Linguist is quick to point out Ahmed’s scholarship was earned and not given when the topic arises. He says Ahmed “chops wood and carries water,” or more simplistically, he shows up each day with the same enthusiasm.
Ahmed said he wouldn’t change anything about his path to a scholarship and it likely wouldn’t have come if his desire to earn a scholarship wasn’t rooted in a genuine love for football. Arriving on campus without a scholarship was even a deterrent, he believed it would eventually happen.
No longer the most dominant player on the practice field, Ahmed’s enthusiasm makes him stand apart. He moves through drills at the same speed he would during a game.
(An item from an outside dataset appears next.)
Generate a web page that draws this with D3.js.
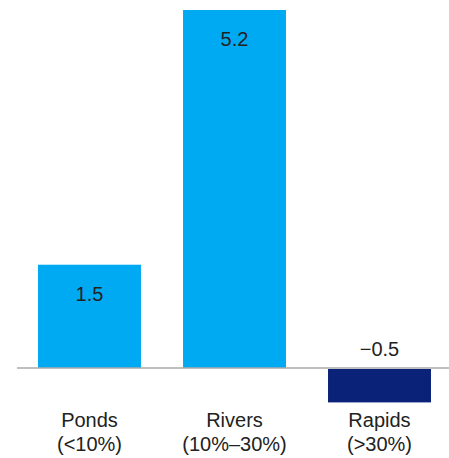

“The passion that he has drips out of his skin every single day,” Linguist said. “It pours into the locker room. He just sets the tone and the example. He’s just a hard worker and he loves it. It allows the health and culture of the locker room to rally around him.”
Ahmed’s statistics as a running back have not been a rallying point at Buffalo, amassing 86 yards and two touchdowns on seven attempts during his career. But his versatility made him a dynamic special teams player.
“You can change the game with one play,” Ahmed said. “When I’m running down on kickoffs, I have a chance to force a fumble and get the ball game. If I have to block, I can get my man and set up a score.”
Although Ahmed ran for more than 800 yards and 10 touchdowns as a senior at Starpoint, his best position may have been linebacker, having started since his freshman campaign. He also returned kicks and even played quarterback during a 2015 game against Lockport after two players were injured, throwing a game-winning touchdown pass with 10 seconds remaining.
At 6-foot-1, 190 pounds, Ahmed didn’t have the size to be a Division I linebacker, but his skills at each position made him an ideal special teams player. His ability to shed blocks and weave through traffic, along with an intelligence to take proper angles earned him a role.
Buffalo’s Tajay Ahmed (25) attempts to knock teammate Al-Jay Henderson (22) off course during a special teams drill on the first day of practice Thursday at UB Stadium.
“Special teams is space and decision-making,” Linguist said. “I’m going to put you in space, give you a responsibility, and ultimately, you have to make the right decision on a punt return or kick return. His work ethic, combined with his ability, combined with his decision-making, allows him to be a great special teams player.”
Inevitably, Ahmed’s football career will come to an end. But the senior academic all-MAC business major says he will worry about that later. Now he is focused on pursuing wins this season and enjoying being a scholarship player.
“When you look at life in all aspects, if you love something, you’re going to go a little bit harder than someone who doesn’t really love it,” Ahmed said. “Love is the reason for the fight.”